最近はどのような研究活動を行っていますか。

 最近の論文や論考は、アメリカの政治関連が多いです。最近のトランプ政権の例からも分かるように、アメリカ国内の政治の動向が日本を含めた世界の国々に波及します。気候の安定化に向けた国際協力も同じです。2020年のアメリカ大統領選においてトランプ大統領が再選されるか否かが、世界の政治経済を左右するので、トランプ大統領をめぐる世論や投票傾向の研究を進めています。

環境保護を扱った切手を多数集めているそうですね。

 切手の意匠には、発行国の政府の方針や政治文化が凝縮されています。環境保護との関連では、環境をめぐる開発途上国の意識の変化が、記念切手によく表れています。1972年の国連人間環境会議に前後して、開催国のスウェーデンを含めて環境関連の記念切手を発行していますが、その多くが先進国でした。この会議において中国やブラジルは、環境保護は経済成長の足かせになるという認識でした。その後、両国で公害が深刻になり、また国際連合において持続可能な開発への理解が広まるなか政策を転換し、環境保護をモチーフにした記念切手を発行するに至りました。最近では、大小さまざまな開発途上国による環境関連の切手が、いろいろみられるようになりました。
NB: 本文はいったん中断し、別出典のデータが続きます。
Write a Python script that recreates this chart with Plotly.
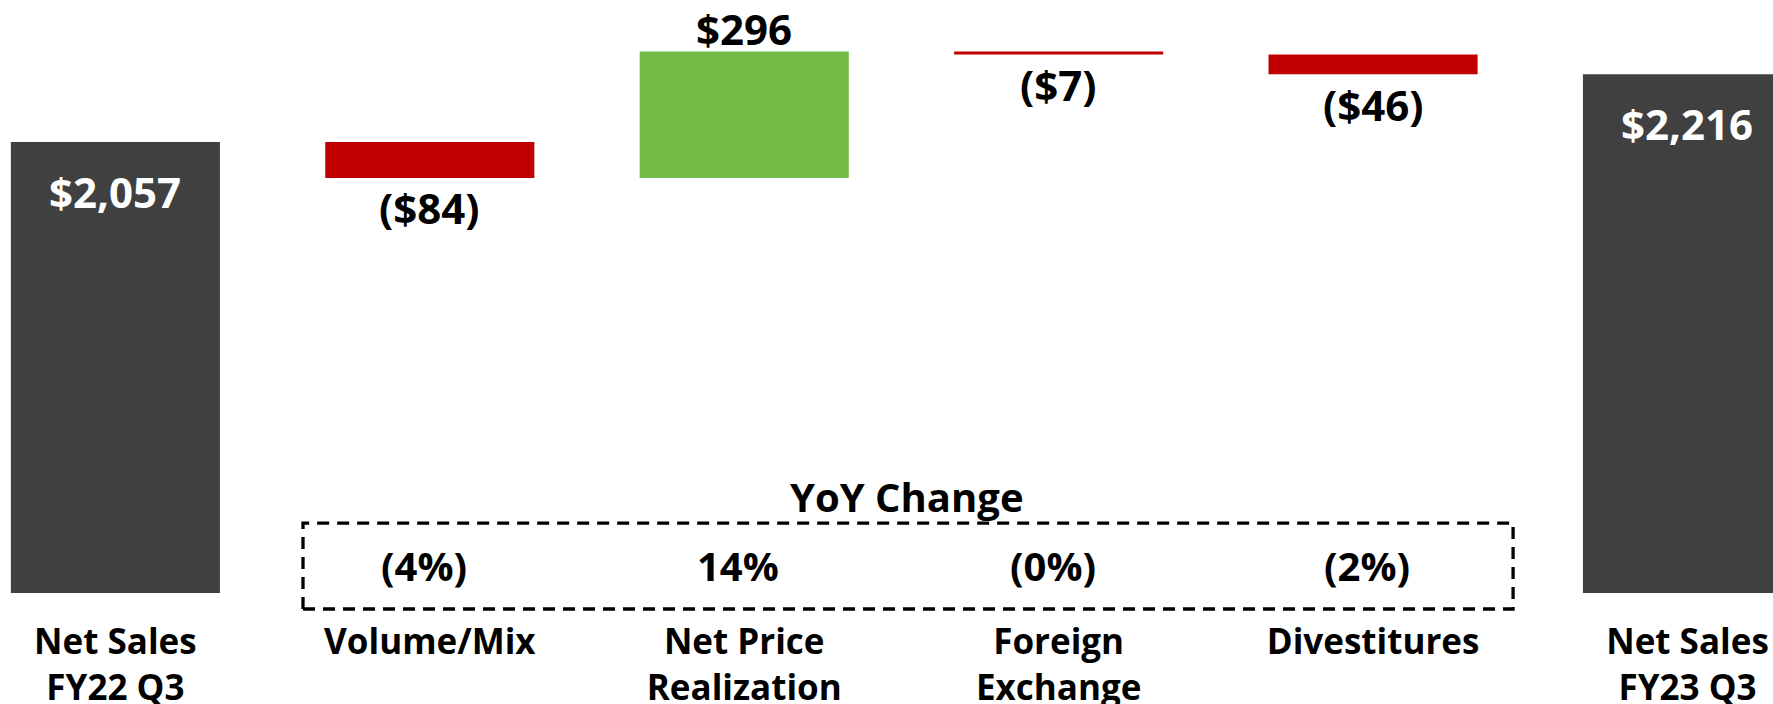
import plotly.graph_objects as go

categories = ["Net Sales<br>FY22 Q3", "Volume/Mix", "Net Price<br>Realization",
              "Foreign<br>Exchange", "Divestitures", "Net Sales<br>FY23 Q3"]
measures = ["absolute", "relative", "relative", "relative", "relative", "total"]
values = [2057, -84, 296, -7, -46, 2216]
value_labels = ["$2,057", "($84)", "$296", "($7)", "($46)", "$2,216"]
yoy_labels = ["", "(4%)", "14%", "(0%)", "(2%)", ""]

DARK = "#404040"
RED = "#C00000"
GREEN = "#72BB45"
FONT = "Open Sans"

fig = go.Figure()
fig.add_trace(go.Waterfall(
    x=categories, y=values, measure=measures,
    width=[0.665] * len(values),
    totals=dict(marker=dict(color=DARK, line=dict(width=0))),
    decreasing=dict(marker=dict(color=RED, line=dict(width=0))),
    increasing=dict(marker=dict(color=GREEN, line=dict(width=0))),
    connector=dict(visible=False),
    textposition="none",
    hoverinfo="skip",
))

# value labels, positioned from cumulative data
running = 0
for cat, m, v, lab in zip(categories, measures, values, value_labels):
    if m == "absolute":
        end = v
        running = v
    elif m == "total":
        end = running
    else:
        end = running + v
        running = end
    if m in ("absolute", "total"):
        fig.add_annotation(x=cat, y=end, text=lab, showarrow=False, yanchor="middle",
                           yshift=-49, font=dict(family=FONT, size=42, color="white", weight="bold"))
    elif v < 0:
        fig.add_annotation(x=cat, y=end, text=lab, showarrow=False, yanchor="middle",
                           yshift=-30, font=dict(family=FONT, size=42, color="black", weight="bold"))
    else:
        fig.add_annotation(x=cat, y=end, text=lab, showarrow=False, yanchor="middle",
                           yshift=23, font=dict(family=FONT, size=42, color="black", weight="bold"))

# YoY change box
fig.add_shape(type="rect", xref="paper", yref="paper", x0=0.1709, x1=0.8534, y0=-0.027, y1=0.118,
              line=dict(color="black", width=3.3, dash="12px,8px"), fillcolor="rgba(0,0,0,0)")
fig.add_annotation(xref="paper", yref="paper", x=0.5116, y=0.162, text="YoY Change", showarrow=False,
                   yanchor="middle", font=dict(family=FONT, size=40, color="black", weight="bold"))
for cat, lab in zip(categories, yoy_labels):
    if lab:
        fig.add_annotation(x=cat, xref="x", yref="paper", y=0.047, text=lab, showarrow=False,
                           yanchor="middle", xshift=-6,
                           font=dict(family=FONT, size=40, color="black", weight="bold"))

fig.update_layout(
    width=1773, height=704,
    margin=dict(l=0, r=0, t=0, b=111),
    paper_bgcolor="white", plot_bgcolor="white",
    showlegend=False,
    xaxis=dict(range=[-0.367, 5.272], showgrid=False, zeroline=False, showline=False,
               ticks="", ticklabelstandoff=25, automargin=False,
               tickfont=dict(family=FONT, size=35, color="black", weight="bold")),
    yaxis=dict(range=[1000, 2390], visible=False, showgrid=False, zeroline=False, automargin=False),
)

fig.write_html("out.html", config={"displayModeBar": False},
               post_script="document.body.style.margin='0';document.body.style.overflow='hidden';")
図1 環境保護をモチーフにした中国(左)およびブラジル(右)の記念切手

図2 様々な開発途上国の環境関連記念切手

最後に環境学習に関心を持つ若い人たちへのメッセージをお願いします。

 一人ひとりの取り組みの積み重ねが、社会を良い方向に変革する力となります。省エネルギーやリサイクルへの協力といった地道な努力が、チリも積もれば山となるだけではありません。個人の取り組みが世界的な運動につながっていくこともあるのです。スウェーデンの16歳の少女が、SNSを通じて気候変動対策を政府に求める学校での抗議運動を広めて、2018年5月に米『タイム』誌のカバー・ストーリーになりました。私の担当する授業でも、これまで4人の学生が新聞に投書して採用されています。あなたも身近な取り組みを通じて、世界を少しずつ良い方向に変えていくことができるはずです。